Type y and press Enter to continue. All the Apache HTTP Server packages along with their dependencies will be removed from the system.

Removing Apache User and Group

Apache HTTP Server runs under the user and group, both named apache. The default home directory of user apache is /var/www/. It is provided by the package httpd.i686. Despite the package being removed, the directory is still there. Let us remove the user and group along with the home directory. In the terminal, execute the following command:

# userdel -r apache

  • -r: files in the user’s home directory will be removed along with the home directory itself and the user’s mail spool. Files located in other file systems will have to be searched for and deleted manually.

We will get the following error:

ERROR: userdel: /var/www not owned by apache, not removing

The user and group has been removed. Only thing remaining is the directory /var/www/. Let us remove it manually. In the terminal, execute the following command:

# rm -rfv /var/www

  • -r: remove directories and their contents recursively.
  • -f: ignore nonexistent files, never prompt.
  • -v: explain what is being done.

Removing extra files

We had removed the package httpd.i686. But the directories /etc/httpd/ and /usr/lib/httpd/ provided by it still exists. Let us remove them manually. In the terminal, execute the following commands:

# rm -rfv /etc/httpd
# rm -rfv /usr/lib/httpd

  • -r: remove directories and their contents recursively.
  • -f: ignore nonexistent files, never prompt.
  • -v: explain what is being done.

Removing Apache2 daemon

The first step is to stop any running instance of Apache2, because Apache2 will not be properly removed while it is running.

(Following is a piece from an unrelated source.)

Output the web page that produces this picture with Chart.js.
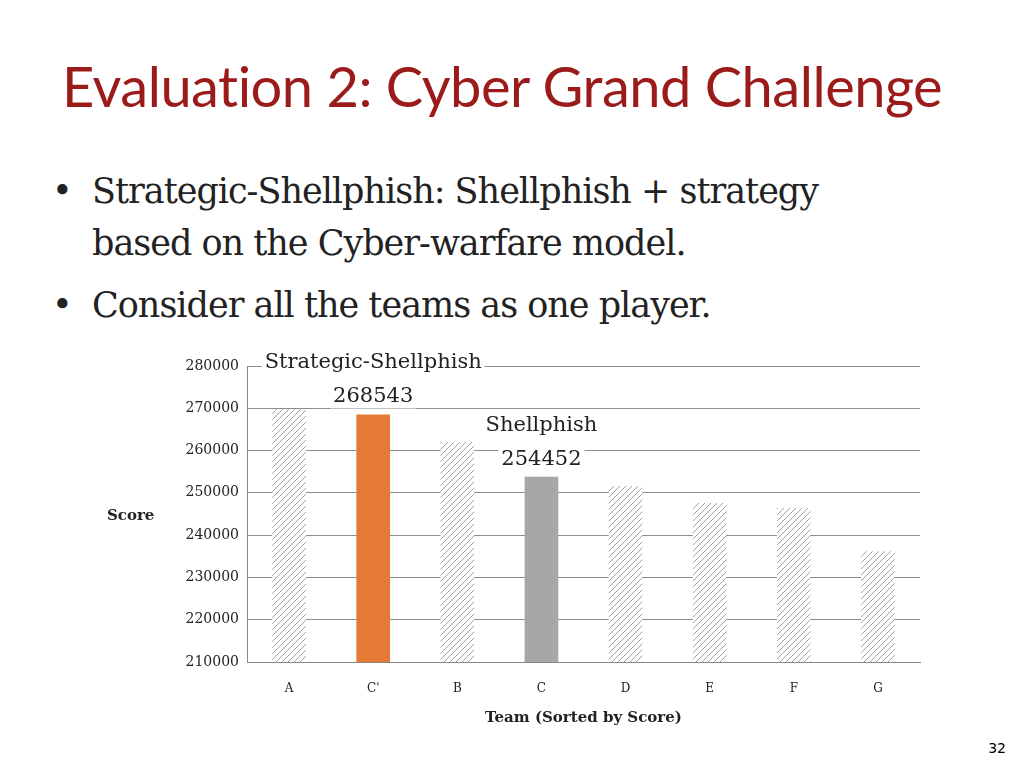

$ sudo service apache2 stop

Then uninstall Apache2 and its dependent packages. Use purge option instead of remove with apt-get command. The former option will try to remove dependent packages, as well as any configuration files created by them. In addition, use autoremove option as well, to remove any other dependencies that were installed with Apache2, but are no longer used by any other package.

$ sudo apt-get purge apache2 apache2-utils apache2.2-bin apache2-common
$ sudo apt-get autoremove

Finally, check if there is any configuration files or manual pages belonging to Apache2, which are still not removed.

$ whereis apache2
apache2: /etc/apache2

In this example, /etc/apache2 directory still exists. Since this directory (as well as any configuration files in it) is no longer necessary, go ahead and remove it manually.